While physical synthesis is the current solution to the interconnect prediction problem in industrial design flows in 0.13 $\mu$ m and 90nm technologies, we believe it is an *evolutionary* approach. The growing complexity of modern SoC designs and the aggressive technology scaling trends need a *revolutionary* solution to achieve gigascale designs, based on regularity exploitation at higher level of abstraction, and newly created customizable regular fabrics.

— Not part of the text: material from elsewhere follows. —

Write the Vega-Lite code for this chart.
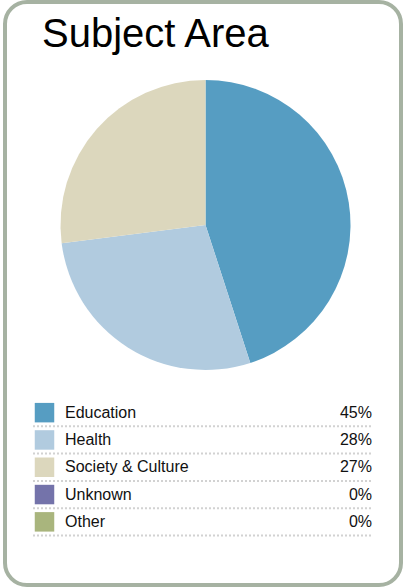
{
  "$schema": "https://vega.github.io/schema/vega-lite/v6.json",
  "width": 406,
  "height": 588,
  "autosize": {"type": "fit", "contains": "padding"},
  "padding": {"left": 5, "top": 2, "right": 5, "bottom": 3},
  "background": "white",
  "config": {
    "view": {"stroke": "#a6b2a2", "strokeWidth": 4, "cornerRadius": 22, "fill": "white"},
    "font": "Liberation Sans"
  },
  "data": {
    "values": [
      {"Category": "Education", "Share": 0.45, "Rank": 1},
      {"Category": "Health", "Share": 0.28, "Rank": 2},
      {"Category": "Society & Culture", "Share": 0.27, "Rank": 3},
      {"Category": "Unknown", "Share": 0, "Rank": 4},
      {"Category": "Other", "Share": 0, "Rank": 5}
    ]
  },
  "layer": [
    {
      "data": {"values": [{"Title": "Subject Area"}]},
      "mark": {"type": "text", "align": "left", "baseline": "alphabetic", "fontSize": 40, "font": "Liberation Sans"},
      "encoding": {
        "text": {"field": "Title"},
        "x": {"value": 37},
        "y": {"value": 45},
        "color": {"value": "#000000"}
      }
    },
    {
      "mark": {"type": "arc", "outerRadius": 145},
      "encoding": {
        "theta": {"field": "Share", "type": "quantitative", "stack": true},
        "order": {"field": "Rank", "type": "quantitative", "sort": "ascending"},
        "color": {
          "field": "Category",
          "type": "nominal",
          "legend": null,
          "scale": {
            "domain": ["Education", "Health", "Society & Culture", "Unknown", "Other"],
            "range": ["#569dc2", "#b1cbdf", "#dcd7bd", "#7473aa", "#a9b57d"]
          }
        },
        "x": {"value": 200.5},
        "y": {"value": 223}
      }
    },
    {
      "mark": {"type": "rule", "strokeDash": [2, 2], "strokeWidth": 2},
      "encoding": {
        "y": {
          "field": "Category",
          "type": "nominal",
          "sort": {"field": "Rank"},
          "bandPosition": 1,
          "axis": null,
          "scale": {"range": [397, 533.5], "paddingInner": 0, "paddingOuter": 0}
        },
        "x": {"value": 28},
        "x2": {"value": 367},
        "color": {"value": "#d2d2d2"}
      }
    },
    {
      "mark": {"type": "square", "size": 380, "opacity": 1, "filled": true},
      "encoding": {
        "y": {"field": "Category", "type": "nominal", "sort": {"field": "Rank"}},
        "x": {"value": 39.5},
        "color": {"field": "Category", "type": "nominal", "legend": null}
      }
    },
    {
      "mark": {"type": "text", "align": "left", "baseline": "middle", "fontSize": 16},
      "encoding": {
        "y": {"field": "Category", "type": "nominal", "sort": {"field": "Rank"}},
        "x": {"value": 60},
        "text": {"field": "Category"},
        "color": {"value": "#111111"}
      }
    },
    {
      "mark": {"type": "text", "align": "right", "baseline": "middle", "fontSize": 16},
      "encoding": {
        "y": {"field": "Category", "type": "nominal", "sort": {"field": "Rank"}},
        "x": {"value": 367},
        "text": {"field": "Share", "type": "quantitative", "format": ".0%"},
        "color": {"value": "#111111"}
      }
    }
  ]
}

# **3. DYNAMIC EFFECTS: CROSSTALK IMPACT ON SIGNAL INTEGRITY**

In Section 1 it was discussed that interconnect coupling capacitance dominates the overall parasitic capacitance, and crosstalk between neighboring wires can impact the functionality and performances of high-speed circuits. The most intuitive crosstalk effect is noise injection from switching aggressor signals on a quiet victim net. With technology scaling, noise immunity has rapidly become another critical metric in the design of highperformance circuits. Increased clock frequencies and interconnect densities, continued threshold voltage scaling, and using more aggressive design styles, i.e., dynamic logic and pass transistor logic, strongly impair the noise immunity and consequently the circuit functionality. In fact, noise glitches may alter the logic information stored in state elements, like a latch or a flip-flop, or on a dynamic node, thus causing a functional failure. Furthermore, large noise glitches may generate reliability problems, such as transistor aging, due to hot electrons injection. However, an approach to detect the noise-induced failures based on static noise margins can be too conservative, and dynamic noise margins must be considered [8].

Equally important, is the crosstalk impact on performances. In fact, when aggressor signals switch in opposite directions with respect to the victim, they introduce an extra-delay that will affect both the timing critical paths, and the set-up time of registers. In contrast, aggressor and victim signals switching with the same phase generate a speed-up on the victim net that might violate the hold-time constraints of sequential modules. Therefore, crosstalk analysis must be based on the logical and temporal relations of the switching signals.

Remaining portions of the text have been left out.